▶ _Direction_: Extract all lines that hold the string "this".

▶ _Available records_:
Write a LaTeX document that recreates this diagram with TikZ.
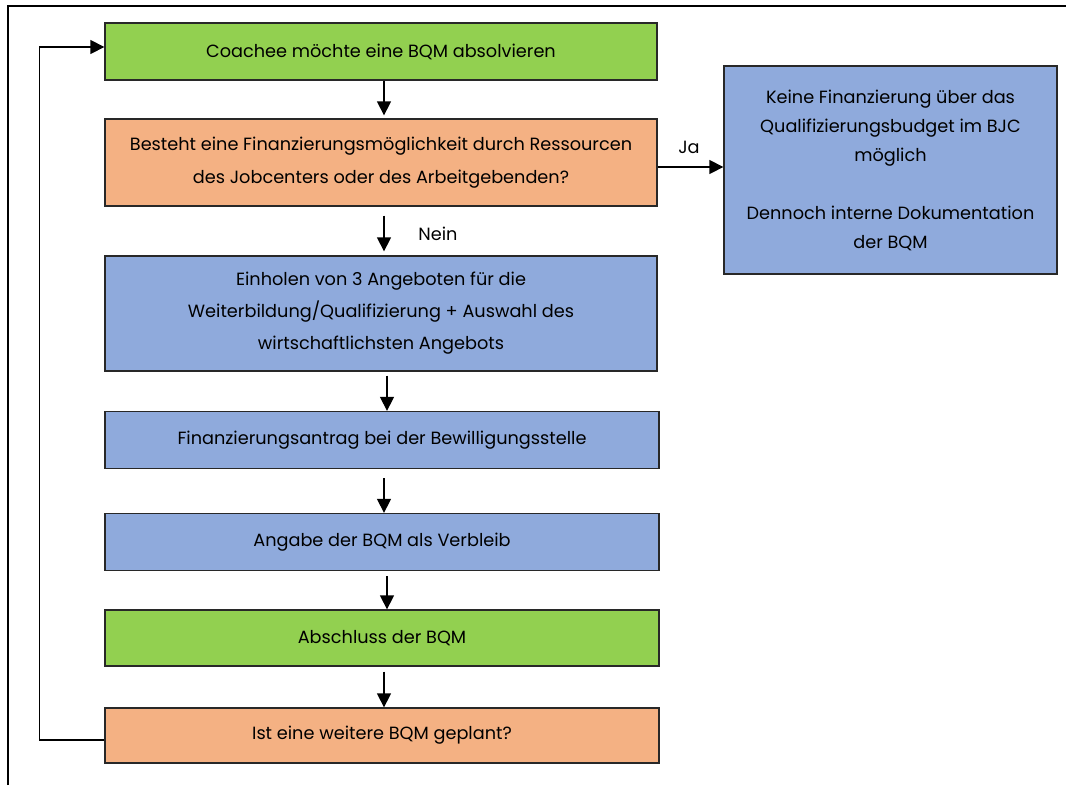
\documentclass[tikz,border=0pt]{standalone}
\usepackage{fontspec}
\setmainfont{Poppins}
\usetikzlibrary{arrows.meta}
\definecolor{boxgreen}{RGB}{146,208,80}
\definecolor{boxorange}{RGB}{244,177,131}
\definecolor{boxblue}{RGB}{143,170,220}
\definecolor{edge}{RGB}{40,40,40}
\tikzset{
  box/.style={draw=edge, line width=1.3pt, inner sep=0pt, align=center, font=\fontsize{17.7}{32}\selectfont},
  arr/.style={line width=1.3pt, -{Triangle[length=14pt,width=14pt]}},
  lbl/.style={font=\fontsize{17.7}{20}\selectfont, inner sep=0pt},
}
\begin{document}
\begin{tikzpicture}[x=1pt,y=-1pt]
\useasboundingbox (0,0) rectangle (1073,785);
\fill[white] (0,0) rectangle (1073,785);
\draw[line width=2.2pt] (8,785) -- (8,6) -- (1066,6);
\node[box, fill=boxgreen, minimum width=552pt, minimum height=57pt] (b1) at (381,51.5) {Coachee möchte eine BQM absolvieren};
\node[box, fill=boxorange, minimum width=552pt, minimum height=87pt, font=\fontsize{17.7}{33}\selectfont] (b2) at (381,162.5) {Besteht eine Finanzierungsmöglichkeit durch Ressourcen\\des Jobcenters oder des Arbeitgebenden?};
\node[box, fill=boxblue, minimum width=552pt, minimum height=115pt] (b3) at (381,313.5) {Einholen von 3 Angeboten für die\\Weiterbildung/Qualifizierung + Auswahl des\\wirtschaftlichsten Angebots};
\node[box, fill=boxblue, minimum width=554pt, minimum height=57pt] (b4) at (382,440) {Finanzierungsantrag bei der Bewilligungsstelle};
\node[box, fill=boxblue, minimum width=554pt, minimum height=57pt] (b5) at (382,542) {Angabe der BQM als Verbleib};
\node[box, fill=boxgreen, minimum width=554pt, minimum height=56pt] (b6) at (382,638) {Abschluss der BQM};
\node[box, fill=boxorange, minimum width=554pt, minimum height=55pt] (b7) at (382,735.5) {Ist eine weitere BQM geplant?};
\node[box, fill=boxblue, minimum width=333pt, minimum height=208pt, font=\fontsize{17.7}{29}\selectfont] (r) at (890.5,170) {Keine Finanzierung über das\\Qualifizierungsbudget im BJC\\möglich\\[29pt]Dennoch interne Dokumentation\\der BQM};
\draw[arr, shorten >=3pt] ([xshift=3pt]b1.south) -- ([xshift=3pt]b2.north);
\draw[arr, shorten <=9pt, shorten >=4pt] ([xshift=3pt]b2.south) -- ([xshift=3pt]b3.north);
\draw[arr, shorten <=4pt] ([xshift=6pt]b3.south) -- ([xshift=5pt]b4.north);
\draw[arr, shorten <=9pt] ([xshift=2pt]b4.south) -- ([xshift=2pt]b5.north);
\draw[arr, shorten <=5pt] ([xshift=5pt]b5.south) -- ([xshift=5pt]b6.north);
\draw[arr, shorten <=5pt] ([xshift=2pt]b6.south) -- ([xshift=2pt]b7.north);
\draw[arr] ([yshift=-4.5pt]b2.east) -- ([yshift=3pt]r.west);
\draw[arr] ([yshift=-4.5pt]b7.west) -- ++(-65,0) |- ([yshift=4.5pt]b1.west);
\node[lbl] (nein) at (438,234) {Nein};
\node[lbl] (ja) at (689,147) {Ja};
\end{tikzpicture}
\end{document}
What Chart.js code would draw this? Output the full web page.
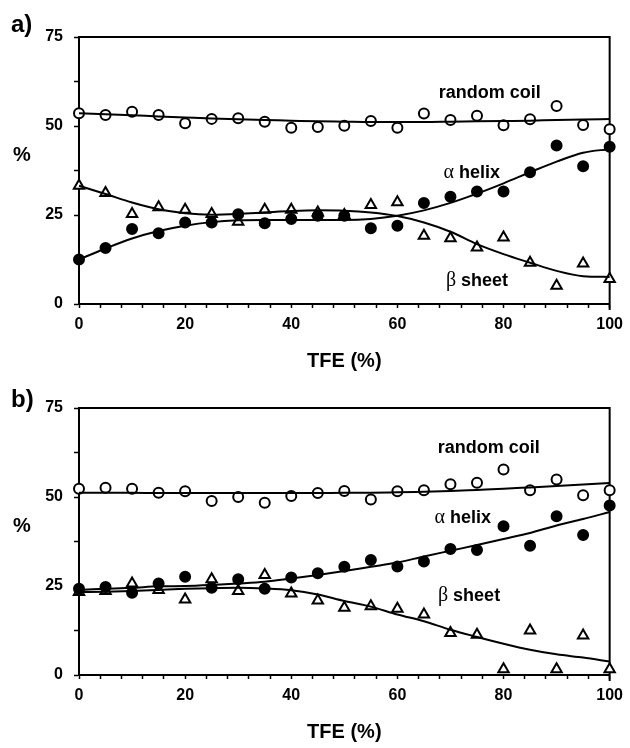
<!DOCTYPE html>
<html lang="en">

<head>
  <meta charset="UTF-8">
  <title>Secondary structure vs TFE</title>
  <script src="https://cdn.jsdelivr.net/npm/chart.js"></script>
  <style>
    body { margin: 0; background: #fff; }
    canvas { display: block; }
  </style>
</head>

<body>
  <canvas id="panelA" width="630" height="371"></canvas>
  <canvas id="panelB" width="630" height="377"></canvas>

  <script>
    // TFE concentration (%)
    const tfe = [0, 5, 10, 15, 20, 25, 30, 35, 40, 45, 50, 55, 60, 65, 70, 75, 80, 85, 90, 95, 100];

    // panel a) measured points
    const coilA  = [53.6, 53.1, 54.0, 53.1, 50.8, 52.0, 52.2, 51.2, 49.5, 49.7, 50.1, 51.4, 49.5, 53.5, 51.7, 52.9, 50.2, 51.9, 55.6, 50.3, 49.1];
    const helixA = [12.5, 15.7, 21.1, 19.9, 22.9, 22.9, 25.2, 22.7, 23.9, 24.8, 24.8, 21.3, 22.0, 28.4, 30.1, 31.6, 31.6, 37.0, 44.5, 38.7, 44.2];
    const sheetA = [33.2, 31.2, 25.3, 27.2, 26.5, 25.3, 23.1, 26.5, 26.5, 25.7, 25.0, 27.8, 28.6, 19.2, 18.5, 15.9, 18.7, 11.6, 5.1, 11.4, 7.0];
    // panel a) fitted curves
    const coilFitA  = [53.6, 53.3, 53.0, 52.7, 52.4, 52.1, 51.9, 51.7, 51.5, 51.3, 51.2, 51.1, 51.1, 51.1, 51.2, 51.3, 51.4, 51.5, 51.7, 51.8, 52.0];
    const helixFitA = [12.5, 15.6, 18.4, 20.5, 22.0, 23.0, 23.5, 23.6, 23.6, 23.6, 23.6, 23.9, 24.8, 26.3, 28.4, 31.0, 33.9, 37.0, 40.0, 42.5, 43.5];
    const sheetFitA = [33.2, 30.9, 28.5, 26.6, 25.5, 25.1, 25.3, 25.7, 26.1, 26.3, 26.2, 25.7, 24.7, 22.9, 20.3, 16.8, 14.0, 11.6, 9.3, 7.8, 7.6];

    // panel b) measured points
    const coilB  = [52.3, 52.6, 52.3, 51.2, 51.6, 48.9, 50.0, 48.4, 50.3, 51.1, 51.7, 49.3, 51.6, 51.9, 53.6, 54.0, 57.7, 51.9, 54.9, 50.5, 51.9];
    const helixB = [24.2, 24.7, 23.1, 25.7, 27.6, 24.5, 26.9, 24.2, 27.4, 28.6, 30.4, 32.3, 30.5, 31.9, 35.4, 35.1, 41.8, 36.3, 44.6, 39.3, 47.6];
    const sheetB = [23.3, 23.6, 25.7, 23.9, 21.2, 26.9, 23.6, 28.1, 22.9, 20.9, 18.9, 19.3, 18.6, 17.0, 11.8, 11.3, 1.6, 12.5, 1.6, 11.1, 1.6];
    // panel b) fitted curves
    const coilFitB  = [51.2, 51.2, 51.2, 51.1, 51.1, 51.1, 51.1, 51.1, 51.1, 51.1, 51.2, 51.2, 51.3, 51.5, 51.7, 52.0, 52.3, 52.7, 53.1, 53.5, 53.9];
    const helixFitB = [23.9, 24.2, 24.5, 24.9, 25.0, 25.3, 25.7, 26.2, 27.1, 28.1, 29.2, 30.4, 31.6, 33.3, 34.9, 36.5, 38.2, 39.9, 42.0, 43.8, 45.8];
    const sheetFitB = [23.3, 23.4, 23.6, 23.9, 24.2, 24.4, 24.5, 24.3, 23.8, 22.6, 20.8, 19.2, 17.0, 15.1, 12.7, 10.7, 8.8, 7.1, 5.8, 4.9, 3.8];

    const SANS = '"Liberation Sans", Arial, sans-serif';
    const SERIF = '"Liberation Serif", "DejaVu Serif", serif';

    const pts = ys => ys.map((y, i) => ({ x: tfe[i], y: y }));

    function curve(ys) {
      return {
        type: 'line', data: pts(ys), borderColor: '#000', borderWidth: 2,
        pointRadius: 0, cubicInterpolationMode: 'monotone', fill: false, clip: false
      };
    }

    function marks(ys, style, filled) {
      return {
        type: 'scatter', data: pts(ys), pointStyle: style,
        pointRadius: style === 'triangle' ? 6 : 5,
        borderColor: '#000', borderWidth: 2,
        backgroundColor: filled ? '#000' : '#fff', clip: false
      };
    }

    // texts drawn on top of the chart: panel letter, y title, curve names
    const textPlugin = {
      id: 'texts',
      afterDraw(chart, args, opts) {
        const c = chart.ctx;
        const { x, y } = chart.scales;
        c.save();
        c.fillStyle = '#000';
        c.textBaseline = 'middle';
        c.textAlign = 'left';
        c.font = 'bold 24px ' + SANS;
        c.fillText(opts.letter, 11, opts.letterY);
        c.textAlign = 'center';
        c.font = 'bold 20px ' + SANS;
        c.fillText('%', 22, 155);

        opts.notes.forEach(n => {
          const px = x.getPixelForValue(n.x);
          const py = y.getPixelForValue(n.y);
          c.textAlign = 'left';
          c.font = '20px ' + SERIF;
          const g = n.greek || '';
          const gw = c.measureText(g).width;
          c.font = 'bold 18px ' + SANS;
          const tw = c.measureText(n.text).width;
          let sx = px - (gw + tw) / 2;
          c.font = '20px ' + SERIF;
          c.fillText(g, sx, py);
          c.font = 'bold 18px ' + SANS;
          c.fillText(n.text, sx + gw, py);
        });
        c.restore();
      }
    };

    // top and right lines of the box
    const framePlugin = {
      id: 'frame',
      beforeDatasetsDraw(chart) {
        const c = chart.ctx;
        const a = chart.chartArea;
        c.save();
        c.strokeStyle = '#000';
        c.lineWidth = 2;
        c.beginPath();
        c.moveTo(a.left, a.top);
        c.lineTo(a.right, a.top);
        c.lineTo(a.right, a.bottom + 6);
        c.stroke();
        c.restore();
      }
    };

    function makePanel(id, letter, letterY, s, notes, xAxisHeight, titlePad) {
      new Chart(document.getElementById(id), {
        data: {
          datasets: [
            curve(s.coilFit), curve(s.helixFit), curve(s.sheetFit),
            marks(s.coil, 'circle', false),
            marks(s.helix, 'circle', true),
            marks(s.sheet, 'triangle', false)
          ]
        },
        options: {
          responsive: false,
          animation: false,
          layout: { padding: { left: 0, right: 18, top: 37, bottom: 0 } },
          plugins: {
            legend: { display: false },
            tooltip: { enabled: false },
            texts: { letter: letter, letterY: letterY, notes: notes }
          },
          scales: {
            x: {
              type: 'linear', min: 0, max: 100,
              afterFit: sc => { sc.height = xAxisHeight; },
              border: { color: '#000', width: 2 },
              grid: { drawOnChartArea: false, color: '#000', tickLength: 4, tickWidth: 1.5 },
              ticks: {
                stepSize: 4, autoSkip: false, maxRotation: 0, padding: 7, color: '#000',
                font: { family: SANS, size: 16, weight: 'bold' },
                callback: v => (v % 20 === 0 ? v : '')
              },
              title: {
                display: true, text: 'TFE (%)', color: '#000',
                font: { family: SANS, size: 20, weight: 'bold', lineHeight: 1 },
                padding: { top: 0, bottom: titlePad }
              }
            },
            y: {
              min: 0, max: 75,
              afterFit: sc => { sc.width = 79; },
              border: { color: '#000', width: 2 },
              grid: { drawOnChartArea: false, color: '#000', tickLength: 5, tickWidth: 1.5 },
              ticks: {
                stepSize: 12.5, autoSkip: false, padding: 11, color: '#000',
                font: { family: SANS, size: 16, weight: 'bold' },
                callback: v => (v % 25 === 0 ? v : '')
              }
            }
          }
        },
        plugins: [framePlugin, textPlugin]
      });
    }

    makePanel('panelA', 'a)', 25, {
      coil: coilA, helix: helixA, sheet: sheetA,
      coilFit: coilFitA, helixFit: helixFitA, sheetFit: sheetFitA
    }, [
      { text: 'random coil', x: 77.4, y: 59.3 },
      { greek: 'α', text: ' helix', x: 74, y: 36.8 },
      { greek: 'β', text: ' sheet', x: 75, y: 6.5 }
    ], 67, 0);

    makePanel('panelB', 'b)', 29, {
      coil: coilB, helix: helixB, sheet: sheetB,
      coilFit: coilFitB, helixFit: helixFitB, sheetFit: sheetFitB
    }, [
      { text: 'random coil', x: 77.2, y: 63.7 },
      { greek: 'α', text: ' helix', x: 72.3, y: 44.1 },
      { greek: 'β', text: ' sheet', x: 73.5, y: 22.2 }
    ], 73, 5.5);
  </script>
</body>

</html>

▶ _Written solution_:
Write a LaTeX document that recreates this diagram with TikZ.
What Chart.js code would draw this? Output the full web page.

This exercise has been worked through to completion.